2006/05/23(火)千葉県 豊岡地区幹線排水路 ~三面張農業排水路の自然再生~
ベステックロックロール
千葉県山武市の豊岡地区では,圃場整備のため幹線排水路が設置されました.幹線排水路はその水田の水を排水するために,かなり深い水路となり,その維持管理を行うためにコンクリート三面張となる場合が多くあります.排水路の維持管理にはかなりの労力がかかりますので,維持管理を低減させるためには三面張水路は一つの方法であるといえます.しかし,その一方で,水辺の生態系を保全する点からは課題が多くあることも否めません.今回の豊岡地区幹線排水路では,水路造成にかかわる行政から,三面張水路で少しでも生態系の保全にかかわる取組みができないかとの問いかけがあり一緒に検討を行いました.
三面張水路での自然再生はなかなか難しい課題ですが,維持管理をできるだけ損なわずにできることを考えてみました.その結果,次のような目標を立てて試験施工を行いました.
① 落下した生物が最下流まで流されないような島をつくる
② 落下した生物が水田に戻ることのできる経路を確保する
島としてはベステックロックロール(STW200, 400; ネットジャカゴ)を利用しました.また,ロックロール(ネットジャカゴ)の設置箇所を排水口直下とし,カエル程度であれば水田に回帰できるようにしました.残念ながら,魚類が水田に回帰できるようにするためには,まだまだ技術的課題があります.どのような結果が得られるか,今後が楽しみです.
[木村保夫]
[2006年5月23日]
2006/03/17(金)岐阜県 長良川 ~伝統工法“聖牛”へのロックロールの使用~
この聖牛は、減勢効果や導流効果が期待される透過性の水制工であるため、急流河川の水衝部などに配置されています。
今回、長良川の聖牛において、重しの役割をする蛇カゴ部分にべステック・ロックロールが使用されました。
従来使用されている蛇カゴは鉄製のものを使用しているため、出水時などに大きな衝撃が加わると破断してしまう恐れがあります。
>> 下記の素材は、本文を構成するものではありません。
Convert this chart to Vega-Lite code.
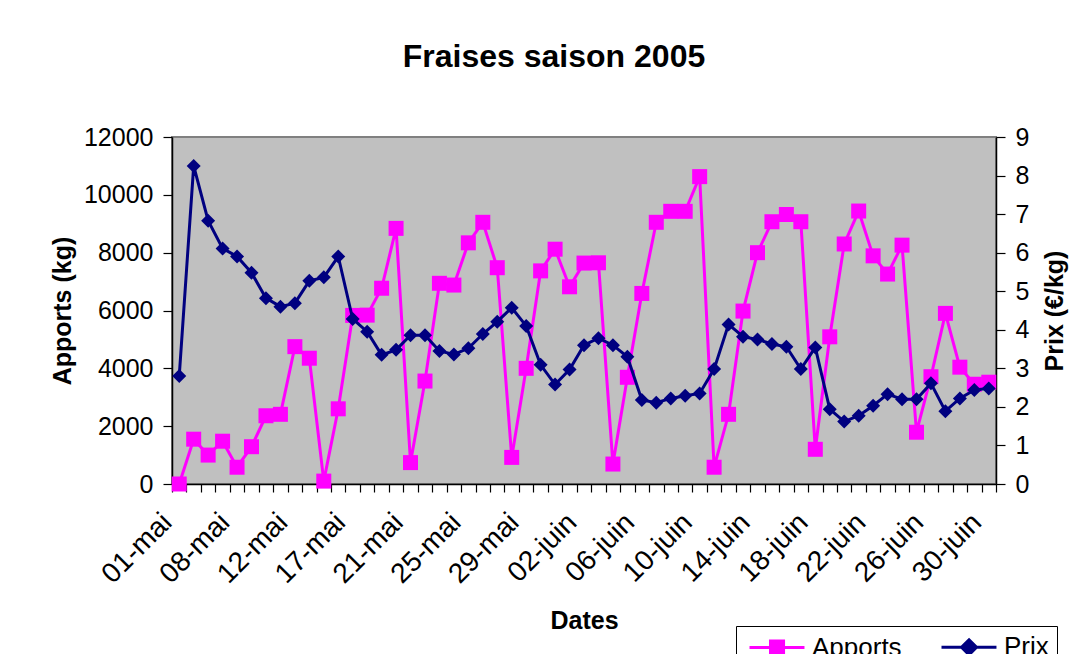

しかし、今回使用することになったべステック・ロックロールは、 無結節網となっているため、万が一ネットの一部に破断が起きてもこれを起点に次々にほつれてしまう心配はありません。また、中詰の石を充填した状態で運搬 ができることが、大きな利点でしょう。今回は、長良川河川敷で現地の玉石を充填し、利用しました。網自体がフレキシブルであるため複雑な形状の設置場所に も対応できます。
聖牛は構造上、隙間が多いので時間の経過と共に、様々な動植物の住処になりうるものです。設置後、ベステック・ロックロールには、周囲の玉石と同様に水中に沈んでいるネット自体にも藻類が付着し始めています。
少しずつ堆積される土砂や周囲のコンクリートブロックとともに、水中の生物にとっても有効な空間となって欲しいものです。